[start]
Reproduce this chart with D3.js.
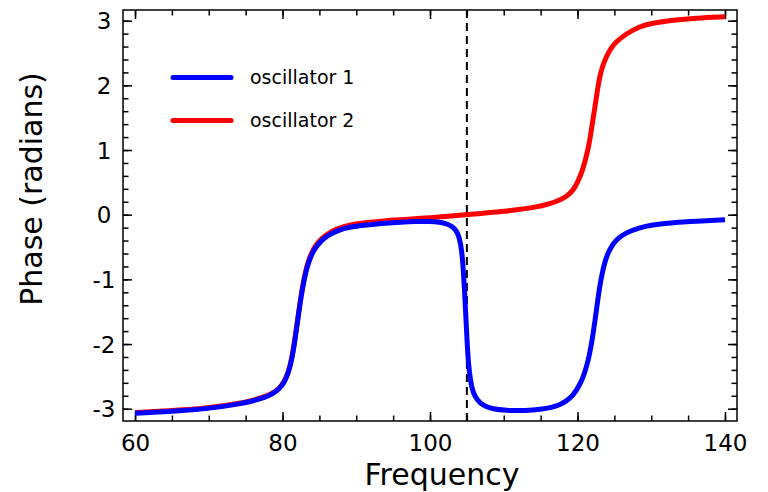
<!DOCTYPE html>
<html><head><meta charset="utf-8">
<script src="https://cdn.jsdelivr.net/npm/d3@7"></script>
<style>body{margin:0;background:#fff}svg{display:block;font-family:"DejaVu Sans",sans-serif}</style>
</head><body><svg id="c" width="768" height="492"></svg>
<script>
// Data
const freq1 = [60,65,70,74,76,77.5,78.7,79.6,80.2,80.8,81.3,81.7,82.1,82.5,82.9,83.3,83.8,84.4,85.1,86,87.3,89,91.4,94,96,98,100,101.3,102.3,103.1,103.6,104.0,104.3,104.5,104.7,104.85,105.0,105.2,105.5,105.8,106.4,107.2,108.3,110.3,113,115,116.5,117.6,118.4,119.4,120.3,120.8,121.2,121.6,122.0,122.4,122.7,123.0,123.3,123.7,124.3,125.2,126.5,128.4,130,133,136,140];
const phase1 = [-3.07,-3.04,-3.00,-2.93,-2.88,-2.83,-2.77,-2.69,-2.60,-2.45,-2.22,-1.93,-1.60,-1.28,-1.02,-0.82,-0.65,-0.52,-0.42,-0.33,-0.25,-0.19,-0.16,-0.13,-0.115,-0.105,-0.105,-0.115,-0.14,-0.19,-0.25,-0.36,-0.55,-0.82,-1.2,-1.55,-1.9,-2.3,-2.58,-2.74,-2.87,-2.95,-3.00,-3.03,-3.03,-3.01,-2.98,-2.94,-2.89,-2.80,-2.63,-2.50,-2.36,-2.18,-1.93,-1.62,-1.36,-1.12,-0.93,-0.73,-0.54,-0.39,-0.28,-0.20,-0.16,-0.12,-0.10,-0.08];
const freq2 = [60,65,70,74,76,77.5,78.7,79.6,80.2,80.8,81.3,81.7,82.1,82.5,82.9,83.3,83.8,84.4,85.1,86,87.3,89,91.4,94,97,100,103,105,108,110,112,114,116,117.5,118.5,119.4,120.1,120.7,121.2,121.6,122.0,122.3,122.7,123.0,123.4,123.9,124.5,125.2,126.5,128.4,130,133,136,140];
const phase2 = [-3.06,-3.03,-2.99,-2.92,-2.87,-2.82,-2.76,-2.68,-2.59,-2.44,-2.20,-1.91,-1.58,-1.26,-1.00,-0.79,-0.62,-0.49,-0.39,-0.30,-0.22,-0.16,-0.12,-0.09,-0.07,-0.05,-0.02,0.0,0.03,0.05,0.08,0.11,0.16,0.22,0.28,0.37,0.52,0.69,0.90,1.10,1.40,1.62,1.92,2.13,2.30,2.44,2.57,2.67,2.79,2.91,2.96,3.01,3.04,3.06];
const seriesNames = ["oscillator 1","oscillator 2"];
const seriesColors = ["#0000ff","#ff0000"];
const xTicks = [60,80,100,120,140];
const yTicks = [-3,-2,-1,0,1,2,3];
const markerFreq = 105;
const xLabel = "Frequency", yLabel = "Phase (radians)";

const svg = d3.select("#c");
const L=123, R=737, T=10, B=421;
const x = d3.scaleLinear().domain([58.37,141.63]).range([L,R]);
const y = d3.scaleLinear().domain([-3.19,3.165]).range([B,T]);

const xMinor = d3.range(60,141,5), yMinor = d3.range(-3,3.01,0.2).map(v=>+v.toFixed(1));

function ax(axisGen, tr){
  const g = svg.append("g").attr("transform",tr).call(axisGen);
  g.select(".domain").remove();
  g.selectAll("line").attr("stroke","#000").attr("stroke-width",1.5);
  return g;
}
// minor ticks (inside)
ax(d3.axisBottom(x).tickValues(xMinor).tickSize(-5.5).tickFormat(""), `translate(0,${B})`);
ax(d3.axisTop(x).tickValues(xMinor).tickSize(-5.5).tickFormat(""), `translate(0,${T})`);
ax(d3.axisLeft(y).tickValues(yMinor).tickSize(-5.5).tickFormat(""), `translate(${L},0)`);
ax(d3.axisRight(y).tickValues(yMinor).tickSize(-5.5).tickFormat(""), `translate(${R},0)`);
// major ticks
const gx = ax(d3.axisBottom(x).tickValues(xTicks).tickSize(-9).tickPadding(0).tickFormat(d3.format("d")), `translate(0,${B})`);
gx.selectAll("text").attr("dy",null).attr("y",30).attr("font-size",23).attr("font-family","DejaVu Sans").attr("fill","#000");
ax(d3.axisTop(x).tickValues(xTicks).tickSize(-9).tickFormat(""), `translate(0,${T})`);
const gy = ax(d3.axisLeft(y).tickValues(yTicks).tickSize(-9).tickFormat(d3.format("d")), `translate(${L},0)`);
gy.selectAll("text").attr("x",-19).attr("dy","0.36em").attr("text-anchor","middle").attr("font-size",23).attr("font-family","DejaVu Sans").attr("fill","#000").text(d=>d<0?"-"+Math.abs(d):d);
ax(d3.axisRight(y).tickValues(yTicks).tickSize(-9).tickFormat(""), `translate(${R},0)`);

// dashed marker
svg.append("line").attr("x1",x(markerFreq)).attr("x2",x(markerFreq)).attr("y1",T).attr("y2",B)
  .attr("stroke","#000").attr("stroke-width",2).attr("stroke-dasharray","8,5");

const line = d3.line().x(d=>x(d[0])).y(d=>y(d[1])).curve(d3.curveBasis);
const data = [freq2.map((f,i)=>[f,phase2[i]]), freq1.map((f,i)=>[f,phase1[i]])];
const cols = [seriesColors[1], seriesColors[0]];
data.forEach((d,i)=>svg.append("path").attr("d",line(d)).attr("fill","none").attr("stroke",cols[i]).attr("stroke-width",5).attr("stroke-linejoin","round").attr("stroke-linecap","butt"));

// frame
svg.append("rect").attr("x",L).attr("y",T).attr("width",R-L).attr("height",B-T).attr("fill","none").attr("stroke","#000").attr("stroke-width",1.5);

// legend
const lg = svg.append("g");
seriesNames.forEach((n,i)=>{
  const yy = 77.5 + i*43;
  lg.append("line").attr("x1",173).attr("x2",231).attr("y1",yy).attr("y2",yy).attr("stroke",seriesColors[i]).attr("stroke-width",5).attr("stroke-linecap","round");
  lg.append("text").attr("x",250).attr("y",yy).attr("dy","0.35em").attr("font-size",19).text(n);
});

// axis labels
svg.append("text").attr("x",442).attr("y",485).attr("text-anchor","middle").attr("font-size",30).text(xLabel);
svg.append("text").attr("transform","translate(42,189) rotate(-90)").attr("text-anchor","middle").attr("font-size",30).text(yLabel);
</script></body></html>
[end]
AIM OF THE TASK: Quote the data above in full, leaving out the pictures it holds.

THE REPLY:
Reproduce this chart with D3.js.
<!DOCTYPE html>
<html><head><meta charset="utf-8">
<script src="https://cdn.jsdelivr.net/npm/d3@7"></script>
<style>body{margin:0;background:#fff}svg{display:block;font-family:"DejaVu Sans",sans-serif}</style>
</head><body><svg id="c" width="768" height="492"></svg>
<script>
// Data
const freq1 = [60,65,70,74,76,77.5,78.7,79.6,80.2,80.8,81.3,81.7,82.1,82.5,82.9,83.3,83.8,84.4,85.1,86,87.3,89,91.4,94,96,98,100,101.3,102.3,103.1,103.6,104.0,104.3,104.5,104.7,104.85,105.0,105.2,105.5,105.8,106.4,107.2,108.3,110.3,113,115,116.5,117.6,118.4,119.4,120.3,120.8,121.2,121.6,122.0,122.4,122.7,123.0,123.3,123.7,124.3,125.2,126.5,128.4,130,133,136,140];
const phase1 = [-3.07,-3.04,-3.00,-2.93,-2.88,-2.83,-2.77,-2.69,-2.60,-2.45,-2.22,-1.93,-1.60,-1.28,-1.02,-0.82,-0.65,-0.52,-0.42,-0.33,-0.25,-0.19,-0.16,-0.13,-0.115,-0.105,-0.105,-0.115,-0.14,-0.19,-0.25,-0.36,-0.55,-0.82,-1.2,-1.55,-1.9,-2.3,-2.58,-2.74,-2.87,-2.95,-3.00,-3.03,-3.03,-3.01,-2.98,-2.94,-2.89,-2.80,-2.63,-2.50,-2.36,-2.18,-1.93,-1.62,-1.36,-1.12,-0.93,-0.73,-0.54,-0.39,-0.28,-0.20,-0.16,-0.12,-0.10,-0.08];
const freq2 = [60,65,70,74,76,77.5,78.7,79.6,80.2,80.8,81.3,81.7,82.1,82.5,82.9,83.3,83.8,84.4,85.1,86,87.3,89,91.4,94,97,100,103,105,108,110,112,114,116,117.5,118.5,119.4,120.1,120.7,121.2,121.6,122.0,122.3,122.7,123.0,123.4,123.9,124.5,125.2,126.5,128.4,130,133,136,140];
const phase2 = [-3.06,-3.03,-2.99,-2.92,-2.87,-2.82,-2.76,-2.68,-2.59,-2.44,-2.20,-1.91,-1.58,-1.26,-1.00,-0.79,-0.62,-0.49,-0.39,-0.30,-0.22,-0.16,-0.12,-0.09,-0.07,-0.05,-0.02,0.0,0.03,0.05,0.08,0.11,0.16,0.22,0.28,0.37,0.52,0.69,0.90,1.10,1.40,1.62,1.92,2.13,2.30,2.44,2.57,2.67,2.79,2.91,2.96,3.01,3.04,3.06];
const seriesNames = ["oscillator 1","oscillator 2"];
const seriesColors = ["#0000ff","#ff0000"];
const xTicks = [60,80,100,120,140];
const yTicks = [-3,-2,-1,0,1,2,3];
const markerFreq = 105;
const xLabel = "Frequency", yLabel = "Phase (radians)";

const svg = d3.select("#c");
const L=123, R=737, T=10, B=421;
const x = d3.scaleLinear().domain([58.37,141.63]).range([L,R]);
const y = d3.scaleLinear().domain([-3.19,3.165]).range([B,T]);

const xMinor = d3.range(60,141,5), yMinor = d3.range(-3,3.01,0.2).map(v=>+v.toFixed(1));

function ax(axisGen, tr){
  const g = svg.append("g").attr("transform",tr).call(axisGen);
  g.select(".domain").remove();
  g.selectAll("line").attr("stroke","#000").attr("stroke-width",1.5);
  return g;
}
// minor ticks (inside)
ax(d3.axisBottom(x).tickValues(xMinor).tickSize(-5.5).tickFormat(""), `translate(0,${B})`);
ax(d3.axisTop(x).tickValues(xMinor).tickSize(-5.5).tickFormat(""), `translate(0,${T})`);
ax(d3.axisLeft(y).tickValues(yMinor).tickSize(-5.5).tickFormat(""), `translate(${L},0)`);
ax(d3.axisRight(y).tickValues(yMinor).tickSize(-5.5).tickFormat(""), `translate(${R},0)`);
// major ticks
const gx = ax(d3.axisBottom(x).tickValues(xTicks).tickSize(-9).tickPadding(0).tickFormat(d3.format("d")), `translate(0,${B})`);
gx.selectAll("text").attr("dy",null).attr("y",30).attr("font-size",23).attr("font-family","DejaVu Sans").attr("fill","#000");
ax(d3.axisTop(x).tickValues(xTicks).tickSize(-9).tickFormat(""), `translate(0,${T})`);
const gy = ax(d3.axisLeft(y).tickValues(yTicks).tickSize(-9).tickFormat(d3.format("d")), `translate(${L},0)`);
gy.selectAll("text").attr("x",-19).attr("dy","0.36em").attr("text-anchor","middle").attr("font-size",23).attr("font-family","DejaVu Sans").attr("fill","#000").text(d=>d<0?"-"+Math.abs(d):d);
ax(d3.axisRight(y).tickValues(yTicks).tickSize(-9).tickFormat(""), `translate(${R},0)`);

// dashed marker
svg.append("line").attr("x1",x(markerFreq)).attr("x2",x(markerFreq)).attr("y1",T).attr("y2",B)
  .attr("stroke","#000").attr("stroke-width",2).attr("stroke-dasharray","8,5");

const line = d3.line().x(d=>x(d[0])).y(d=>y(d[1])).curve(d3.curveBasis);
const data = [freq2.map((f,i)=>[f,phase2[i]]), freq1.map((f,i)=>[f,phase1[i]])];
const cols = [seriesColors[1], seriesColors[0]];
data.forEach((d,i)=>svg.append("path").attr("d",line(d)).attr("fill","none").attr("stroke",cols[i]).attr("stroke-width",5).attr("stroke-linejoin","round").attr("stroke-linecap","butt"));

// frame
svg.append("rect").attr("x",L).attr("y",T).attr("width",R-L).attr("height",B-T).attr("fill","none").attr("stroke","#000").attr("stroke-width",1.5);

// legend
const lg = svg.append("g");
seriesNames.forEach((n,i)=>{
  const yy = 77.5 + i*43;
  lg.append("line").attr("x1",173).attr("x2",231).attr("y1",yy).attr("y2",yy).attr("stroke",seriesColors[i]).attr("stroke-width",5).attr("stroke-linecap","round");
  lg.append("text").attr("x",250).attr("y",yy).attr("dy","0.35em").attr("font-size",19).text(n);
});

// axis labels
svg.append("text").attr("x",442).attr("y",485).attr("text-anchor","middle").attr("font-size",30).text(xLabel);
svg.append("text").attr("transform","translate(42,189) rotate(-90)").attr("text-anchor","middle").attr("font-size",30).text(yLabel);
</script></body></html>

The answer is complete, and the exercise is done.